[COLLECTED MATERIAL start]

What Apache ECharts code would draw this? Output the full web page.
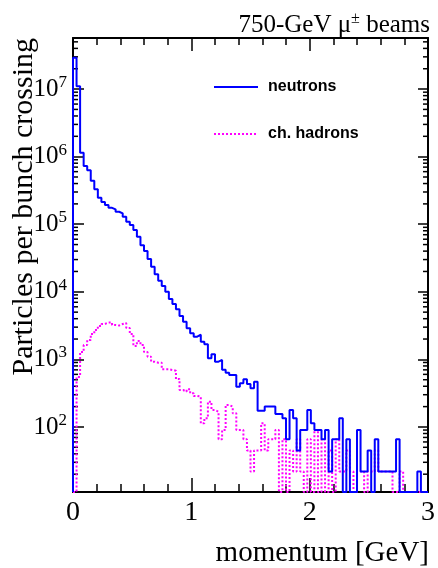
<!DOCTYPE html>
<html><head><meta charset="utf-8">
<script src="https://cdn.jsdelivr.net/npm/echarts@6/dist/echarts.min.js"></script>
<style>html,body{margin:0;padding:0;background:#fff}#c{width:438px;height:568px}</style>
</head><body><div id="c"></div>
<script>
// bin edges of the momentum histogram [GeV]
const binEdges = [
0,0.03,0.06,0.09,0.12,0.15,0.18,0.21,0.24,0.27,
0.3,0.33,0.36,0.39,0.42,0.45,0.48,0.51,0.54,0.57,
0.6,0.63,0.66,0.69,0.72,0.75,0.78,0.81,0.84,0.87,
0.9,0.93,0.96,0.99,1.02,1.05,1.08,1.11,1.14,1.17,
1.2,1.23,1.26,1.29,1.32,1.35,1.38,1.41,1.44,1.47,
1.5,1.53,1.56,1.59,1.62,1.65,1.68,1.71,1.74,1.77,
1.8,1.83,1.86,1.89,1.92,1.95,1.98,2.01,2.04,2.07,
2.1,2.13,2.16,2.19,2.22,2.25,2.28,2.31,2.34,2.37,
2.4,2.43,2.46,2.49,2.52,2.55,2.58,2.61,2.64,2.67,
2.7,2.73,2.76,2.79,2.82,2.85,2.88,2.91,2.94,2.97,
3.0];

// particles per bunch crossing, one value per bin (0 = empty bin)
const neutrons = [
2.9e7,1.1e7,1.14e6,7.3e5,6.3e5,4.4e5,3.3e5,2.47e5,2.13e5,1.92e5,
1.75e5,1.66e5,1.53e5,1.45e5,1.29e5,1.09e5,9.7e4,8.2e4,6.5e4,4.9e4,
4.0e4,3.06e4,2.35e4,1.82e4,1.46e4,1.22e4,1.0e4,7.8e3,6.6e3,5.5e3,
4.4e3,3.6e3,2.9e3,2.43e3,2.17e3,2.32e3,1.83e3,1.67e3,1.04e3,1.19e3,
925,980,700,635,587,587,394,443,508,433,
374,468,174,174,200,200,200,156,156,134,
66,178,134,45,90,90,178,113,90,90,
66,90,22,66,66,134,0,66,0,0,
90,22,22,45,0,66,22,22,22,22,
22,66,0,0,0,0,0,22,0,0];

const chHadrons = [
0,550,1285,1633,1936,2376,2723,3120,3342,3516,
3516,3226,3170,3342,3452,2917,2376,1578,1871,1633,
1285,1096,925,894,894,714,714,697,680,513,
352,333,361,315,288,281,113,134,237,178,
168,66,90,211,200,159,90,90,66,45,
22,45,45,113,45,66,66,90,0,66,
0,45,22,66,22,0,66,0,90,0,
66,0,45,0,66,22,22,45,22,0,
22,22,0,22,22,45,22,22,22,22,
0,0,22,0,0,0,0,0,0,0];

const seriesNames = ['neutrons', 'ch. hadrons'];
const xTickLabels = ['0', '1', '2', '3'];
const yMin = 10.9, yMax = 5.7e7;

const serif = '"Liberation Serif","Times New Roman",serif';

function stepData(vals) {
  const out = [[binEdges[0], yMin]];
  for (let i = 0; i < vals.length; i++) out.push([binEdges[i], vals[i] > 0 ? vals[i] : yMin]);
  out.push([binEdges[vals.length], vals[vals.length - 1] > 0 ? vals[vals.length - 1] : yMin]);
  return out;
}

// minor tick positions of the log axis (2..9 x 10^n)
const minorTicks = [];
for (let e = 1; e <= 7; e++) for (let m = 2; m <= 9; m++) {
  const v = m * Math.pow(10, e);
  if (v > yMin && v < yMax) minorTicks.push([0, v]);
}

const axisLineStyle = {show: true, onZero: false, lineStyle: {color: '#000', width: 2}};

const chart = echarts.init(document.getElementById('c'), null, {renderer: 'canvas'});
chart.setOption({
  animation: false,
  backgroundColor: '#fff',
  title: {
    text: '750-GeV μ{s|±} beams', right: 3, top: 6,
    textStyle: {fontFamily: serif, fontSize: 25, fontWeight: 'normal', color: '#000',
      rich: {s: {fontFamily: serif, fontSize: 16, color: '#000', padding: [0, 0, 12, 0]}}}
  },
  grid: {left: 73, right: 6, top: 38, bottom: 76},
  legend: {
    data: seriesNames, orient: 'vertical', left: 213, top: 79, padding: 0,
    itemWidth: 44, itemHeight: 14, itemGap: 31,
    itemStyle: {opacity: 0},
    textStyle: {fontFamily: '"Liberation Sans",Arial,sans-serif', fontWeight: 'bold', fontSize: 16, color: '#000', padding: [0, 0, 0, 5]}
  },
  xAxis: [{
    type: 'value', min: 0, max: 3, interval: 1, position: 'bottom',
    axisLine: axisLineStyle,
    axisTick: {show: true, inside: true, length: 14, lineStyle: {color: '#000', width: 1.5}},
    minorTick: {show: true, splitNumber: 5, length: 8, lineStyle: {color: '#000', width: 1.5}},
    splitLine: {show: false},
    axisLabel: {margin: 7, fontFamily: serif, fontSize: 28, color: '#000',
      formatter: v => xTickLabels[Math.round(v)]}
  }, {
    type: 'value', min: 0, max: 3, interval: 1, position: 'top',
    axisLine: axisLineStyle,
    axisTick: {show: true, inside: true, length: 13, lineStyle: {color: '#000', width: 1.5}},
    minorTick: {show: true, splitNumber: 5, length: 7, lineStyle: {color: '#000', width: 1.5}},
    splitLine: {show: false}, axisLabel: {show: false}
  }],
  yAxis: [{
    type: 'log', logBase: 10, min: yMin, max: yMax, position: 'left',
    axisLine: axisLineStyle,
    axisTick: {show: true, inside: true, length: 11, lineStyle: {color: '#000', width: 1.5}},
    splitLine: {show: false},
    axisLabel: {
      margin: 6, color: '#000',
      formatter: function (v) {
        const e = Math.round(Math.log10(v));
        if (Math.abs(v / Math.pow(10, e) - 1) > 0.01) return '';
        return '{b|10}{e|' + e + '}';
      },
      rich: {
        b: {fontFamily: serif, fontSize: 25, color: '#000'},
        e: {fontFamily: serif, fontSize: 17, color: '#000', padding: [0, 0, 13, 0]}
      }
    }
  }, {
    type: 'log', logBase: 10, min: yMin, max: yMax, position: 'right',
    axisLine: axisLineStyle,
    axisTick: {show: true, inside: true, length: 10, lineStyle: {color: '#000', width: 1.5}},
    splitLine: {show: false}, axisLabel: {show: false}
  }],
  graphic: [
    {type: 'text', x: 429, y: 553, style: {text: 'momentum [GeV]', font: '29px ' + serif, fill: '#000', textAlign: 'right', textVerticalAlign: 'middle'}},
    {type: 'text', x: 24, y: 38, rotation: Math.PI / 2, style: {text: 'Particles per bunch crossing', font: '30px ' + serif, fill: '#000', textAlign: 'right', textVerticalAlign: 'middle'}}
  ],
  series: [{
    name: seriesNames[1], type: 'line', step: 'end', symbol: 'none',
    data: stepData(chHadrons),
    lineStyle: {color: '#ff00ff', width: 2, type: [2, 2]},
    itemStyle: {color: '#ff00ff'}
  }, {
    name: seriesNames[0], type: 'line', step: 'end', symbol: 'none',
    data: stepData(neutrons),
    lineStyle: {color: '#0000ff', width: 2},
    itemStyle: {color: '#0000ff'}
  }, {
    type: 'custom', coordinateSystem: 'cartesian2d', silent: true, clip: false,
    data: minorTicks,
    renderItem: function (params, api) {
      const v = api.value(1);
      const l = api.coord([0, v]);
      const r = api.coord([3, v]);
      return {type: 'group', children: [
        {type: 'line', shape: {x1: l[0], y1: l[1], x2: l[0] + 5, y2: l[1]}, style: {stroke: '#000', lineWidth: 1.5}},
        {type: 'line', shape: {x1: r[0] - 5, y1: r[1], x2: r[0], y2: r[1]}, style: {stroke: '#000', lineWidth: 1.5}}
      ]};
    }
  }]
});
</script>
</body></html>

[COLLECTED MATERIAL end]

* [WHAT THE TASK REQUIRES]:
Write out the material above once more, exactly as it reads, with no pictures.

* [RIGHT ANSWER]:
What Apache ECharts code would draw this? Output the full web page.
<!DOCTYPE html>
<html><head><meta charset="utf-8">
<script src="https://cdn.jsdelivr.net/npm/echarts@6/dist/echarts.min.js"></script>
<style>html,body{margin:0;padding:0;background:#fff}#c{width:438px;height:568px}</style>
</head><body><div id="c"></div>
<script>
// bin edges of the momentum histogram [GeV]
const binEdges = [
0,0.03,0.06,0.09,0.12,0.15,0.18,0.21,0.24,0.27,
0.3,0.33,0.36,0.39,0.42,0.45,0.48,0.51,0.54,0.57,
0.6,0.63,0.66,0.69,0.72,0.75,0.78,0.81,0.84,0.87,
0.9,0.93,0.96,0.99,1.02,1.05,1.08,1.11,1.14,1.17,
1.2,1.23,1.26,1.29,1.32,1.35,1.38,1.41,1.44,1.47,
1.5,1.53,1.56,1.59,1.62,1.65,1.68,1.71,1.74,1.77,
1.8,1.83,1.86,1.89,1.92,1.95,1.98,2.01,2.04,2.07,
2.1,2.13,2.16,2.19,2.22,2.25,2.28,2.31,2.34,2.37,
2.4,2.43,2.46,2.49,2.52,2.55,2.58,2.61,2.64,2.67,
2.7,2.73,2.76,2.79,2.82,2.85,2.88,2.91,2.94,2.97,
3.0];

// particles per bunch crossing, one value per bin (0 = empty bin)
const neutrons = [
2.9e7,1.1e7,1.14e6,7.3e5,6.3e5,4.4e5,3.3e5,2.47e5,2.13e5,1.92e5,
1.75e5,1.66e5,1.53e5,1.45e5,1.29e5,1.09e5,9.7e4,8.2e4,6.5e4,4.9e4,
4.0e4,3.06e4,2.35e4,1.82e4,1.46e4,1.22e4,1.0e4,7.8e3,6.6e3,5.5e3,
4.4e3,3.6e3,2.9e3,2.43e3,2.17e3,2.32e3,1.83e3,1.67e3,1.04e3,1.19e3,
925,980,700,635,587,587,394,443,508,433,
374,468,174,174,200,200,200,156,156,134,
66,178,134,45,90,90,178,113,90,90,
66,90,22,66,66,134,0,66,0,0,
90,22,22,45,0,66,22,22,22,22,
22,66,0,0,0,0,0,22,0,0];

const chHadrons = [
0,550,1285,1633,1936,2376,2723,3120,3342,3516,
3516,3226,3170,3342,3452,2917,2376,1578,1871,1633,
1285,1096,925,894,894,714,714,697,680,513,
352,333,361,315,288,281,113,134,237,178,
168,66,90,211,200,159,90,90,66,45,
22,45,45,113,45,66,66,90,0,66,
0,45,22,66,22,0,66,0,90,0,
66,0,45,0,66,22,22,45,22,0,
22,22,0,22,22,45,22,22,22,22,
0,0,22,0,0,0,0,0,0,0];

const seriesNames = ['neutrons', 'ch. hadrons'];
const xTickLabels = ['0', '1', '2', '3'];
const yMin = 10.9, yMax = 5.7e7;

const serif = '"Liberation Serif","Times New Roman",serif';

function stepData(vals) {
  const out = [[binEdges[0], yMin]];
  for (let i = 0; i < vals.length; i++) out.push([binEdges[i], vals[i] > 0 ? vals[i] : yMin]);
  out.push([binEdges[vals.length], vals[vals.length - 1] > 0 ? vals[vals.length - 1] : yMin]);
  return out;
}

// minor tick positions of the log axis (2..9 x 10^n)
const minorTicks = [];
for (let e = 1; e <= 7; e++) for (let m = 2; m <= 9; m++) {
  const v = m * Math.pow(10, e);
  if (v > yMin && v < yMax) minorTicks.push([0, v]);
}

const axisLineStyle = {show: true, onZero: false, lineStyle: {color: '#000', width: 2}};

const chart = echarts.init(document.getElementById('c'), null, {renderer: 'canvas'});
chart.setOption({
  animation: false,
  backgroundColor: '#fff',
  title: {
    text: '750-GeV μ{s|±} beams', right: 3, top: 6,
    textStyle: {fontFamily: serif, fontSize: 25, fontWeight: 'normal', color: '#000',
      rich: {s: {fontFamily: serif, fontSize: 16, color: '#000', padding: [0, 0, 12, 0]}}}
  },
  grid: {left: 73, right: 6, top: 38, bottom: 76},
  legend: {
    data: seriesNames, orient: 'vertical', left: 213, top: 79, padding: 0,
    itemWidth: 44, itemHeight: 14, itemGap: 31,
    itemStyle: {opacity: 0},
    textStyle: {fontFamily: '"Liberation Sans",Arial,sans-serif', fontWeight: 'bold', fontSize: 16, color: '#000', padding: [0, 0, 0, 5]}
  },
  xAxis: [{
    type: 'value', min: 0, max: 3, interval: 1, position: 'bottom',
    axisLine: axisLineStyle,
    axisTick: {show: true, inside: true, length: 14, lineStyle: {color: '#000', width: 1.5}},
    minorTick: {show: true, splitNumber: 5, length: 8, lineStyle: {color: '#000', width: 1.5}},
    splitLine: {show: false},
    axisLabel: {margin: 7, fontFamily: serif, fontSize: 28, color: '#000',
      formatter: v => xTickLabels[Math.round(v)]}
  }, {
    type: 'value', min: 0, max: 3, interval: 1, position: 'top',
    axisLine: axisLineStyle,
    axisTick: {show: true, inside: true, length: 13, lineStyle: {color: '#000', width: 1.5}},
    minorTick: {show: true, splitNumber: 5, length: 7, lineStyle: {color: '#000', width: 1.5}},
    splitLine: {show: false}, axisLabel: {show: false}
  }],
  yAxis: [{
    type: 'log', logBase: 10, min: yMin, max: yMax, position: 'left',
    axisLine: axisLineStyle,
    axisTick: {show: true, inside: true, length: 11, lineStyle: {color: '#000', width: 1.5}},
    splitLine: {show: false},
    axisLabel: {
      margin: 6, color: '#000',
      formatter: function (v) {
        const e = Math.round(Math.log10(v));
        if (Math.abs(v / Math.pow(10, e) - 1) > 0.01) return '';
        return '{b|10}{e|' + e + '}';
      },
      rich: {
        b: {fontFamily: serif, fontSize: 25, color: '#000'},
        e: {fontFamily: serif, fontSize: 17, color: '#000', padding: [0, 0, 13, 0]}
      }
    }
  }, {
    type: 'log', logBase: 10, min: yMin, max: yMax, position: 'right',
    axisLine: axisLineStyle,
    axisTick: {show: true, inside: true, length: 10, lineStyle: {color: '#000', width: 1.5}},
    splitLine: {show: false}, axisLabel: {show: false}
  }],
  graphic: [
    {type: 'text', x: 429, y: 553, style: {text: 'momentum [GeV]', font: '29px ' + serif, fill: '#000', textAlign: 'right', textVerticalAlign: 'middle'}},
    {type: 'text', x: 24, y: 38, rotation: Math.PI / 2, style: {text: 'Particles per bunch crossing', font: '30px ' + serif, fill: '#000', textAlign: 'right', textVerticalAlign: 'middle'}}
  ],
  series: [{
    name: seriesNames[1], type: 'line', step: 'end', symbol: 'none',
    data: stepData(chHadrons),
    lineStyle: {color: '#ff00ff', width: 2, type: [2, 2]},
    itemStyle: {color: '#ff00ff'}
  }, {
    name: seriesNames[0], type: 'line', step: 'end', symbol: 'none',
    data: stepData(neutrons),
    lineStyle: {color: '#0000ff', width: 2},
    itemStyle: {color: '#0000ff'}
  }, {
    type: 'custom', coordinateSystem: 'cartesian2d', silent: true, clip: false,
    data: minorTicks,
    renderItem: function (params, api) {
      const v = api.value(1);
      const l = api.coord([0, v]);
      const r = api.coord([3, v]);
      return {type: 'group', children: [
        {type: 'line', shape: {x1: l[0], y1: l[1], x2: l[0] + 5, y2: l[1]}, style: {stroke: '#000', lineWidth: 1.5}},
        {type: 'line', shape: {x1: r[0] - 5, y1: r[1], x2: r[0], y2: r[1]}, style: {stroke: '#000', lineWidth: 1.5}}
      ]};
    }
  }]
});
</script>
</body></html>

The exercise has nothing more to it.